Mr. Chabursky said his talks are designed to prepare the students to face challenges, overcome failure and adapt to change “whether or not they’ll become leaders.” 

He continued: “I want to give them the skills and tools that they could put into action and effect now and over the next 10-20 years as they decide how they are going to be in married life and bounce back from failures.”

Diaspora program

The next class will be joined by foreigners of Ukrainian descent, including Mr. Chabursky’s 20-year-old daughter and 17-year-old son. 
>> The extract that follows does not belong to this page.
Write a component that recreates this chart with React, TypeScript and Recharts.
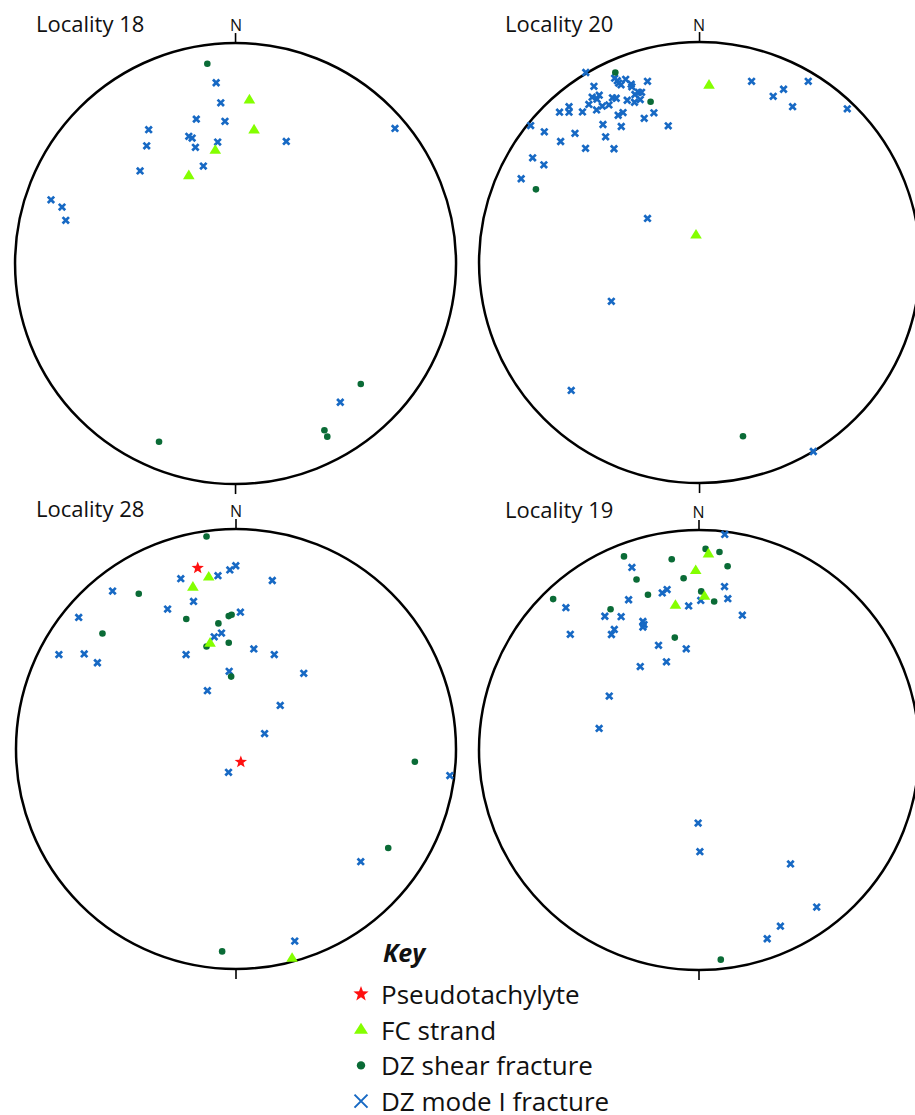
import React from 'react';
import { ScatterChart, Scatter, XAxis, YAxis, ReferenceDot, ReferenceLine } from 'recharts';

type Pt = [number, number];

// Locality 18
const loc18Pseudo: Pt[] = [];
const loc18FC: Pt[] = [[0.063, 0.741], [0.084, 0.605], [-0.092, 0.513], [-0.212, 0.398]];
const loc18Shear: Pt[] = [[-0.128, 0.906], [0.568, -0.546], [0.403, -0.756], [0.416, -0.785], [-0.347, -0.808]];
const loc18Mode1: Pt[] = [
  [-0.088, 0.82], [-0.067, 0.729], [-0.178, 0.655], [-0.048, 0.645], [-0.394, 0.607], [0.723, 0.613],
  [-0.403, 0.534], [-0.212, 0.577], [-0.197, 0.569], [-0.182, 0.527], [-0.081, 0.551], [0.23, 0.554],
  [-0.146, 0.442], [-0.433, 0.42], [-0.837, 0.289], [-0.787, 0.256], [-0.77, 0.196], [0.475, -0.629],
];

// Locality 20
const loc20Pseudo: Pt[] = [];
const loc20FC: Pt[] = [[0.043, 0.804], [-0.016, 0.124]];
const loc20Shear: Pt[] = [[-0.382, 0.862], [-0.222, 0.729], [-0.742, 0.332], [0.197, -0.788]];
const loc20Mode1: Pt[] = [
  [-0.516, 0.862], [-0.385, 0.836], [-0.373, 0.825], [-0.367, 0.814], [-0.356, 0.806], [-0.335, 0.831],
  [-0.31, 0.809], [-0.307, 0.797], [-0.236, 0.822], [-0.479, 0.799], [-0.277, 0.772], [-0.263, 0.772],
  [-0.293, 0.762], [-0.269, 0.739], [-0.295, 0.727], [-0.328, 0.736], [-0.395, 0.747], [-0.378, 0.745],
  [-0.487, 0.75], [-0.455, 0.759], [-0.465, 0.741], [-0.502, 0.717], [-0.441, 0.709], [-0.411, 0.715],
  [-0.467, 0.692], [-0.592, 0.707], [-0.592, 0.682], [-0.635, 0.682], [-0.531, 0.683], [-0.347, 0.68],
  [-0.369, 0.668], [-0.207, 0.679], [-0.251, 0.654], [-0.766, 0.621], [-0.438, 0.626], [-0.355, 0.617],
  [-0.142, 0.62], [-0.704, 0.593], [-0.565, 0.586], [-0.426, 0.57], [-0.63, 0.549], [-0.517, 0.518],
  [-0.388, 0.516], [-0.757, 0.475], [-0.706, 0.443], [-0.809, 0.38], [-0.236, 0.2], [0.236, 0.822],
  [0.493, 0.822], [0.381, 0.786], [0.334, 0.754], [0.422, 0.707], [0.67, 0.697], [-0.4, -0.176],
  [-0.582, -0.58], [0.516, -0.857],
];

// Locality 28
const loc28Pseudo: Pt[] = [[-0.174, 0.823], [0.022, -0.059]];
const loc28FC: Pt[] = [[-0.124, 0.781], [-0.196, 0.735], [-0.118, 0.48], [0.255, -0.952]];
const loc28Shear: Pt[] = [
  [-0.134, 0.966], [-0.442, 0.706], [-0.226, 0.591], [-0.033, 0.604], [-0.02, 0.61], [-0.08, 0.571],
  [-0.607, 0.525], [-0.134, 0.466], [-0.033, 0.483], [-0.022, 0.329], [0.813, -0.058], [0.692, -0.45],
  [-0.063, -0.92],
];
const loc28Mode1: Pt[] = [
  [-0.001, 0.833], [-0.028, 0.814], [-0.082, 0.788], [-0.251, 0.774], [0.165, 0.766], [-0.561, 0.718],
  [-0.193, 0.671], [-0.311, 0.636], [0.02, 0.622], [-0.715, 0.598], [-0.066, 0.527], [-0.099, 0.51],
  [-0.805, 0.429], [-0.69, 0.432], [-0.63, 0.392], [-0.227, 0.429], [0.081, 0.455], [0.174, 0.429],
  [-0.031, 0.353], [0.308, 0.344], [-0.13, 0.265], [0.201, 0.198], [0.13, 0.07], [-0.034, -0.106],
  [0.972, -0.121], [0.567, -0.512], [0.267, -0.873],
];

// Locality 19
const loc19Pseudo: Pt[] = [];
const loc19FC: Pt[] = [[0.043, 0.891], [-0.015, 0.815], [0.025, 0.698], [-0.107, 0.657]];
const loc19Shear: Pt[] = [
  [0.03, 0.914], [0.093, 0.9], [-0.341, 0.88], [-0.124, 0.867], [0.13, 0.835], [-0.07, 0.781],
  [-0.284, 0.775], [0.01, 0.721], [-0.232, 0.706], [0.069, 0.675], [-0.663, 0.686], [-0.402, 0.64],
  [-0.11, 0.511], [0.099, -0.953],
];
const loc19Mode1: Pt[] = [
  [0.117, 0.98], [-0.305, 0.83], [0.116, 0.743], [-0.145, 0.729], [-0.167, 0.714], [0.131, 0.688],
  [-0.32, 0.683], [0.008, 0.68], [-0.047, 0.655], [-0.605, 0.647], [0.197, 0.613], [-0.428, 0.608],
  [-0.354, 0.606], [-0.255, 0.584], [-0.25, 0.57], [-0.255, 0.559], [-0.385, 0.548], [-0.398, 0.525],
  [-0.585, 0.526], [-0.184, 0.476], [-0.058, 0.46], [-0.148, 0.401], [-0.267, 0.379], [-0.408, 0.245],
  [-0.454, 0.098], [-0.004, -0.332], [0.004, -0.462], [0.416, -0.518], [0.535, -0.714], [0.37, -0.801],
  [0.31, -0.858],
];

const legendLabels = ['Pseudotachylyte', 'FC strand', 'DZ shear fracture', 'DZ mode I fracture'];

const COL = { pseudo: '#ff1010', fc: '#84ff00', shear: '#0a6b36', mode1: '#1769c4' };
const FONT = '"Open Sans", sans-serif';
const D = 1.1;

const toPts = (a: Pt[]) => a.map(([x, y]) => ({ x, y }));

function starPath(cx: number, cy: number, ro: number, ri: number) {
  let d = '';
  for (let i = 0; i < 10; i++) {
    const rr = i % 2 === 0 ? ro : ri;
    const a = -Math.PI / 2 + (i * Math.PI) / 5;
    d += (i === 0 ? 'M' : 'L') + (cx + rr * Math.cos(a)).toFixed(2) + ',' + (cy + rr * Math.sin(a)).toFixed(2);
  }
  return d + 'Z';
}

const XMark = (p: any) => {
  const { cx, cy } = p;
  if (cx == null || cy == null) return <g />;
  const s = 3.2;
  return (
    <path
      d={`M${cx - s},${cy - s}L${cx + s},${cy + s}M${cx + s},${cy - s}L${cx - s},${cy + s}`}
      stroke={COL.mode1}
      strokeWidth={2.7}
      fill="none"
    />
  );
};
const DotMark = (p: any) => {
  const { cx, cy } = p;
  if (cx == null || cy == null) return <g />;
  return <circle cx={cx} cy={cy} r={3.3} fill={COL.shear} />;
};
const TriMark = (p: any) => {
  const { cx, cy } = p;
  if (cx == null || cy == null) return <g />;
  return <path d={`M${cx},${cy - 6.3}L${cx + 5.8},${cy + 3.4}L${cx - 5.8},${cy + 3.4}Z`} fill={COL.fc} />;
};
const StarMark = (p: any) => {
  const { cx, cy } = p;
  if (cx == null || cy == null) return <g />;
  return <path d={starPath(cx, cy, 6.5, 2.7)} fill={COL.pseudo} />;
};

type PanelProps = {
  cx: number;
  cy: number;
  r: number;
  pseudo: Pt[];
  fc: Pt[];
  shear: Pt[];
  mode1: Pt[];
};

function Panel({ cx, cy, r, pseudo, fc, shear, mode1 }: PanelProps) {
  const size = 2 * D * r;
  const tick = 10 / r;
  return (
    <div style={{ position: 'absolute', left: cx - D * r, top: cy - D * r, width: size, height: size }}>
      <ScatterChart width={size} height={size} margin={{ top: 0, right: 0, bottom: 0, left: 0 }}>
        <XAxis type="number" dataKey="x" domain={[-D, D]} hide allowDataOverflow />
        <YAxis type="number" dataKey="y" domain={[-D, D]} hide allowDataOverflow />
        <ReferenceDot x={0} y={0} r={r} fill="none" stroke="#000" strokeWidth={2.5} />
        <ReferenceLine segment={[{ x: 0, y: 1 }, { x: 0, y: 1 + tick }]} stroke="#000" strokeWidth={1.6} />
        <ReferenceLine segment={[{ x: 0, y: -1 }, { x: 0, y: -1 - tick }]} stroke="#000" strokeWidth={1.6} />
        <Scatter data={toPts(mode1)} shape={XMark} isAnimationActive={false} />
        <Scatter data={toPts(shear)} shape={DotMark} isAnimationActive={false} />
        <Scatter data={toPts(fc)} shape={TriMark} isAnimationActive={false} />
        <Scatter data={toPts(pseudo)} shape={StarMark} isAnimationActive={false} />
      </ScatterChart>
    </div>
  );
}

function LegendIcon({ i, x, y }: { i: number; x: number; y: number }) {
  if (i === 0) return <path d={starPath(x, y, 8, 3.3)} fill={COL.pseudo} />;
  if (i === 1) return <path d={`M${x},${y - 7}L${x + 7},${y + 4}L${x - 7},${y + 4}Z`} fill={COL.fc} />;
  if (i === 2) return <circle cx={x} cy={y} r={4.2} fill={COL.shear} />;
  const s = 6.5;
  return (
    <path
      d={`M${x - s},${y - s}L${x + s},${y + s}M${x + s},${y - s}L${x - s},${y + s}`}
      stroke={COL.mode1}
      strokeWidth={2}
      fill="none"
    />
  );
}

export default function App() {
  const titles = [
    { t: 'Locality 18', x: 36, y: 32, nx: 236, ny: 31 },
    { t: 'Locality 20', x: 505, y: 32, nx: 699, ny: 31 },
    { t: 'Locality 28', x: 36, y: 517, nx: 236, ny: 517 },
    { t: 'Locality 19', x: 505, y: 518, nx: 698.5, ny: 517.5 },
  ];
  return (
    <div
      style={{
        position: 'absolute',
        left: 0,
        top: 0,
        width: 915,
        height: 1115,
        overflow: 'hidden',
        background: '#fff',
      }}
    >
      <Panel cx={235.5} cy={263.5} r={220.5} pseudo={loc18Pseudo} fc={loc18FC} shear={loc18Shear} mode1={loc18Mode1} />
      <Panel cx={699.3} cy={263} r={220.5} pseudo={loc20Pseudo} fc={loc20FC} shear={loc20Shear} mode1={loc20Mode1} />
      <Panel cx={235.5} cy={749.3} r={220} pseudo={loc28Pseudo} fc={loc28FC} shear={loc28Shear} mode1={loc28Mode1} />
      <Panel cx={698.5} cy={750} r={220} pseudo={loc19Pseudo} fc={loc19FC} shear={loc19Shear} mode1={loc19Mode1} />
      <svg width={915} height={1115} style={{ position: 'absolute', left: 0, top: 0 }}>
        {titles.map((d) => (
          <g key={d.t}>
            <text x={d.x} y={d.y} fontFamily={FONT} fontSize={22} fill="#111">
              {d.t}
            </text>
            <text x={d.nx} y={d.ny} fontFamily={FONT} fontSize={16} fill="#111" textAnchor="middle">
              N
            </text>
          </g>
        ))}
        <text x={383} y={962} fontFamily={FONT} fontSize={25} fontWeight={700} fontStyle="italic" fill="#111">
          Key
        </text>
        {legendLabels.map((l, i) => (
          <g key={l}>
            <LegendIcon i={i} x={361} y={994 + i * 35.7} />
            <text x={381} y={1004 + i * 35.7} fontFamily={FONT} fontSize={26} fill="#111">
              {l}
            </text>
          </g>
        ))}
      </svg>
    </div>
  );
}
He compared the future experience to being “effectively embedded like journalists attached to military units; they’re going to bring a Western perspective to the table” during projects, discussions and will add “another dimension and… create a connection, a network between them.”

Started in April, the diaspora program already has applicants from Canada, Poland and Thailand for the upcoming 2018-2019 class.

The added dimension will allow both sides to mutually grow and the diaspora members “to become an active member of the change-making sphere in Ukraine, to make a long-term impact,” said diaspora partnership manager Marta Sydoryak. 

She added that applicants must pay their way, but that in-country expenses will be covered by the ULA. 

Diaspora members will “also learn more about culture and history than they learned in [weekly] Ukrainian school,” added Ms. Johnson. “They’ll see how Ukraine is developing. Parents who see their children are losing that connection [with Ukraine] will see that established again.”

Changing  the system

If anybody echoed the words of St. Ignatius of Loyola to “go forth and set the world on fire,” it was singer, musician and ULA initiative working group member Svyatoslav Vakarchuk. 

During the graduation ceremony on June 23 he called on the students to “change the system” in Ukraine. 

He said they should be “pursuers of dishonesty, pursuers of irresponsibility, pursuers of corruption, pursuers of the archaic desire to hold on to all bad things,” adding that the graduates “should take the place of those” who preserve the current system. 

Graduate Ms. Vysotska of Luhansk Oblast said she won’t wait “until I am 30 years old, like some other people” to strive for change, but wants to “start now, when I’m 17 years old.”